No cuts in interest rates or money creation by quantitative easing (QE) are needed, they argue.

This thinking, they say, fits with the policy adopted by the Bank of England back in 2011 when UK inflation spiked at 5%. Threadneedle Street refused to react, even when there were economists clamouring for it to raise interest rates. The situation sorted itself out.

The ECB has ignored the German protestations and announced €1.1tn of QE over the next year. The question is, can it make a difference?

The majority view inside the ECB’s Frankfurt bunker is that falling prices are an indication of weak demand. If it can use QE to buy government debt, preferably not from banks but from other lenders that will use the cash to boost consumer and business borrowing, then the eurozone economy might just gain some momentum.

Following the same line of argument, prices will reflate, or at least stabilise, as confidence rises among consumers and businesses.

But €1.1tn of QE is not very much in the context of a €10tn eurozone economy. Spread across the 19 euro members it amounts to only a fraction of the support most economists believe is needed for a noticeable boost to credit.

And the eurozone economy is still dogged by the imbalances that brought financial crisis in 2010, when Greece ran out of money and Germany ruled out transfers within the currency loan, instead offering only more loans.

As HSBC’s chief economist Stephen King said this week, it is not deflation that is slowly strangling the eurozone economy so much as the continuing dominance of Germany, which likes everyone to buy its goods while it shuns imports. “Germans struggle to understand that a large BoP [balance of payments] surplus means their savings are used to acquire foreign rather than domestic assets. And that those foreign assets may, at times, offer the wrong mix of risk & reward.

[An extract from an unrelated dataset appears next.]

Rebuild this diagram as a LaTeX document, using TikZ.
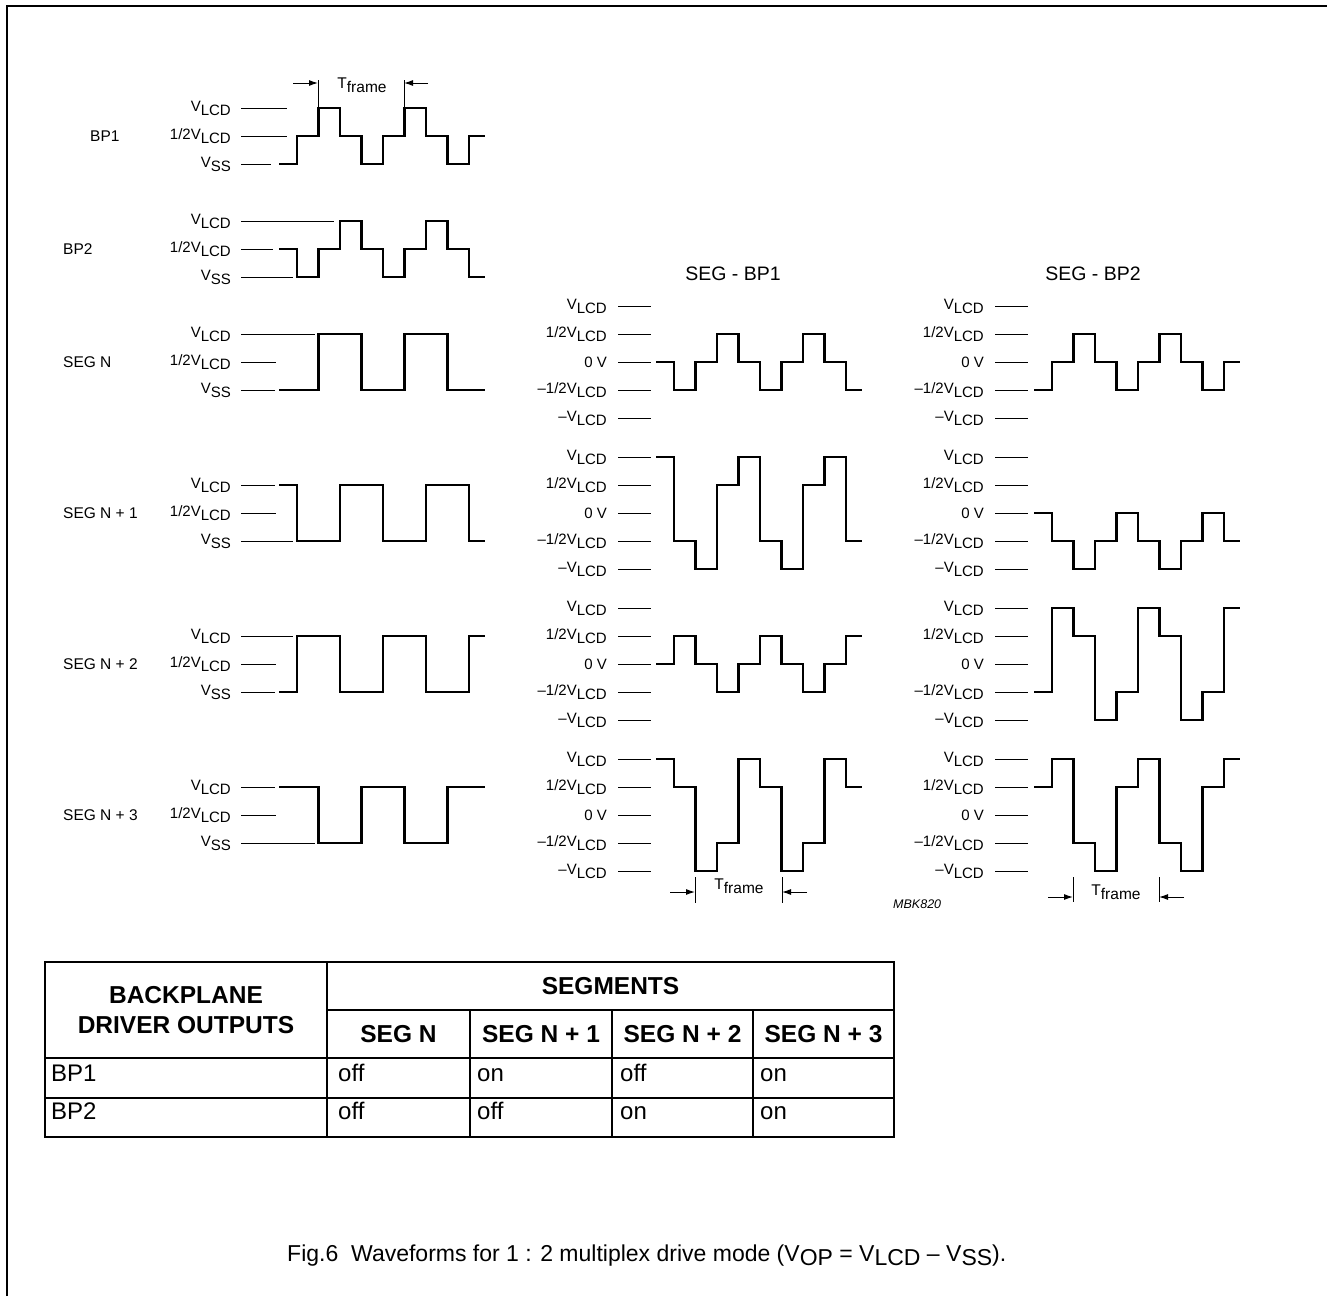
\documentclass[tikz,border=0pt]{standalone}
\usepackage{fontspec}
\setmainfont{Liberation Sans}
\usetikzlibrary{arrows.meta}

\newcommand\sbs[1]{\raisebox{-4.5pt}{#1}}
\newcommand\fs[1]{\fontsize{#1}{#1}\selectfont}

\tikzset{
  wave/.style={line width=2.3pt, line join=miter, line cap=butt},
  tickline/.style={line width=1pt},
  lvl/.style={anchor=base east, inner sep=0pt, font=\fs{15}},
  sig/.style={anchor=base west, inner sep=0pt, font=\fs{15.5}},
  ttl/.style={anchor=base, inner sep=0pt, font=\fs{19.5}},
  tmarker/.style={line width=1pt},
  farrow/.style={line width=1pt, -{Latex[length=9pt,width=6pt]}},
  tflabel/.style={anchor=base, inner sep=0pt, font=\fs{15.5}},
  tbl/.style={line width=1.5pt},
  thd/.style={anchor=base, inner sep=0pt, font=\fs{24.5}\bfseries},
  tcell/.style={anchor=base west, inner sep=0pt, font=\fs{24}},
}

% waveform: #1 = x of first step, #2 = row of level 0, #3 = list of 10 levels
\newcommand\wave[3]{%
  \gdef\wpath{}%
  \foreach \v [count=\i from 0] in {#3}{%
    \pgfmathsetmacro\ya{#2-(\v)*28}%
    \ifnum\i=0\relax
      \pgfmathsetmacro\xa{#1-18}%
      \xdef\wpath{(\xa,\ya)}%
    \else
      \ifdim \v pt=\vprev pt\relax\else
        \pgfmathsetmacro\xa{#1+(\i-1)*21.5}%
        \xdef\wpath{\wpath -- (\xa,\yprev) -- (\xa,\ya)}%
      \fi
    \fi
    \global\let\yprev\ya
    \global\let\vprev\v
  }%
  \pgfmathsetmacro\xa{#1+8*21.5+16}%
  \draw[wave] \wpath -- (\xa,\yprev);
}

% left level labels: #1 prefix, #2 VLCD row, #3 #4 #5 tick ends
\newcommand\leftlevels[5]{%
  \node[lvl] (#1v) at (231,#2+3) {V\sbs{LCD}};
  \node[lvl] (#1h) at (231,#2+31) {1/2V\sbs{LCD}};
  \node[lvl] (#1s) at (231,#2+59) {V\sbs{SS}};
  \draw[tickline] (241,#2) -- (#3,#2);
  \draw[tickline] (241,#2+28) -- (#4,#2+28);
  \draw[tickline] (241,#2+56) -- (#5,#2+56);
}

% right level labels: #1 prefix, #2 label x, #3 VLCD row
\newcommand\rightlevels[3]{%
  \node[lvl] (#1a) at (#2,#3+3) {V\sbs{LCD}};
  \node[lvl] (#1b) at (#2,#3+31) {1/2V\sbs{LCD}};
  \node[lvl] (#1c) at (#2,#3+61.3) {0 V};
  \node[lvl] (#1d) at (#2,#3+87) {–1/2V\sbs{LCD}};
  \node[lvl] (#1e) at (#2,#3+115) {–V\sbs{LCD}};
  \foreach \k in {0,...,4} {\draw[tickline] (#2+11,#3+\k*28) -- (#2+44,#3+\k*28);}
}

\begin{document}
\begin{tikzpicture}[x=1pt,y=-1pt]
\useasboundingbox (0,0) rectangle (1327,1296);

% frame
\draw[line width=2pt] (7,1296) -- (7,6) -- (1327,6);

% ---------- left column ----------
\node[sig] (nbp1) at (90,141.5) {BP1};
\node[sig] (nbp2) at (63,254.5) {BP2};
\node[sig] (nsn)  at (63,367.5) {SEG N};
\node[sig] (nsn1) at (63,518.5) {SEG N + 1};
\node[sig] (nsn2) at (63,669.5) {SEG N + 2};
\node[sig] (nsn3) at (63,820.5) {SEG N + 3};

\leftlevels{la}{108}{287}{287}{271}
\leftlevels{lb}{221}{334}{273}{293}
\leftlevels{lc}{334}{315}{276}{275}
\leftlevels{ld}{485}{275}{276}{293}
\leftlevels{le}{636}{293}{276}{275}
\leftlevels{lf}{787}{275}{276}{315}

\wave{297}{164}{0,1,2,1,0,1,2,1,0,1}
\wave{297}{277}{1,0,1,2,1,0,1,2,1,0}
\wave{297}{390}{0,0,2,2,0,0,2,2,0,0}
\wave{297}{541}{2,0,0,2,2,0,0,2,2,0}
\wave{297}{692}{0,2,2,0,0,2,2,0,0,2}
\wave{297}{843}{2,2,0,0,2,2,0,0,2,2}

% top T_frame
\coordinate (ta1) at (318,80); \coordinate (ta2) at (318,107);
\coordinate (tb1) at (404,80); \coordinate (tb2) at (404,107);
\draw[tmarker] (ta1) -- (ta2);
\draw[tmarker] (tb1) -- (tb2);
\coordinate (tal) at (293,83); \coordinate (tat) at (318,83);
\coordinate (tbr) at (428,83); \coordinate (tbt) at (404,83);
\draw[farrow] (tal) -- (tat);
\draw[farrow] (tbr) -- (tbt);
\node[tflabel] (tft) at (362,88) {T\sbs{frame}};

% ---------- right columns ----------
\node[ttl] (t1) at (733,280) {SEG - BP1};
\node[ttl] (t2) at (1093,280) {SEG - BP2};

\rightlevels{ra}{607}{306}
\rightlevels{rb}{607}{457}
\rightlevels{rc}{607}{608}
\rightlevels{rd}{607}{759}
\rightlevels{sa}{984}{306}
\rightlevels{sb}{984}{457}
\rightlevels{sc}{984}{608}
\rightlevels{sd}{984}{759}

% SEG - BP1
\wave{674}{362}{0,-1,0,1,0,-1,0,1,0,-1}
\wave{674}{513}{2,-1,-2,1,2,-1,-2,1,2,-1}
\wave{674}{664}{0,1,0,-1,0,1,0,-1,0,1}
\wave{674}{815}{2,1,-2,-1,2,1,-2,-1,2,1}
% SEG - BP2
\wave{1052}{362}{-1,0,1,0,-1,0,1,0,-1,0}
\wave{1052}{513}{0,-1,-2,-1,0,-1,-2,-1,0,-1}
\wave{1052}{664}{-1,2,1,-2,-1,2,1,-2,-1,2}
\wave{1052}{815}{1,2,-1,-2,1,2,-1,-2,1,2}

% bottom T_frame, column 1
\coordinate (ba1) at (695,877); \coordinate (ba2) at (695,903);
\coordinate (bb1) at (782,877); \coordinate (bb2) at (782,903);
\draw[tmarker] (ba1) -- (ba2);
\draw[tmarker] (bb1) -- (bb2);
\coordinate (bal) at (670,892); \coordinate (bat) at (695,892);
\coordinate (bbr) at (807,892); \coordinate (bbt) at (782,892);
\draw[farrow] (bal) -- (bat);
\draw[farrow] (bbr) -- (bbt);
\node[tflabel] (bft) at (739,889) {T\sbs{frame}};

% bottom T_frame, column 2
\coordinate (ca1) at (1073,877); \coordinate (ca2) at (1073,902);
\coordinate (cb1) at (1159,877); \coordinate (cb2) at (1159,902);
\draw[tmarker] (ca1) -- (ca2);
\draw[tmarker] (cb1) -- (cb2);
\coordinate (cal) at (1048,897); \coordinate (cat) at (1073,897);
\coordinate (cbr) at (1184,897); \coordinate (cbt) at (1159,897);
\draw[farrow] (cal) -- (cat);
\draw[farrow] (cbr) -- (cbt);
\node[tflabel] (cft) at (1116,895) {T\sbs{frame}};

\node[anchor=base west, inner sep=0pt, font=\fs{12.5}\itshape] (mbk) at (893,908) {MBK820};

% ---------- table ----------
\draw[tbl] (45,962) rectangle (894,1137);
\draw[tbl] (327,962) -- (327,1137);
\draw[tbl] (327,1010) -- (894,1010);
\draw[tbl] (45,1058) -- (894,1058);
\draw[tbl] (45,1098) -- (894,1098);
\foreach \xx in {470,612,753} {\draw[tbl] (\xx,1010) -- (\xx,1137);}

\node[thd] (h1) at (186,1003) {BACKPLANE};
\node[thd] (h2) at (186,1033) {DRIVER OUTPUTS};
\node[thd] (h3) at (610.5,994) {SEGMENTS};
\node[thd] (h4) at (398.5,1042) {SEG N};
\node[thd] (h5) at (541,1042) {SEG N + 1};
\node[thd] (h6) at (682.5,1042) {SEG N + 2};
\node[thd] (h7) at (823.5,1042) {SEG N + 3};

\node[tcell] (r1a) at (51,1081) {BP1};
\node[tcell] (r1b) at (338,1081) {off};
\node[tcell] (r1c) at (477,1081) {on};
\node[tcell] (r1d) at (620,1081) {off};
\node[tcell] (r1e) at (760,1081) {on};
\node[tcell] (r2a) at (51,1119) {BP2};
\node[tcell] (r2b) at (338,1119) {off};
\node[tcell] (r2c) at (477,1119) {off};
\node[tcell] (r2d) at (620,1119) {on};
\node[tcell] (r2e) at (760,1119) {on};

% caption
\node[anchor=base west, inner sep=0pt, font=\fs{23}] (cap) at (287,1261)
  {Fig.6\hspace{0.28em} Waveforms for 1 : 2 multiplex drive mode (V\sbs{OP} = V\sbs{LCD} – V\sbs{SS}).};
\end{tikzpicture}
\end{document}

Creditors and debtors two sides of same coin,” he said in a couple of tweets summing up his views.

He was referring to Greece, but could as easily have included Italy, Portugal and Spain – even though the latter is growing these days. These countries need a change in the balance of power more than they need QE.

As Richard Batley, a senior economist at Lombard Street Research, said on Friday: “We need to remember that the real imbalances of the euro area cannot be solved by monetary policy alone. ECB policy is ultimately little more than a painkiller – but at least ECB QE is now prescription strength.”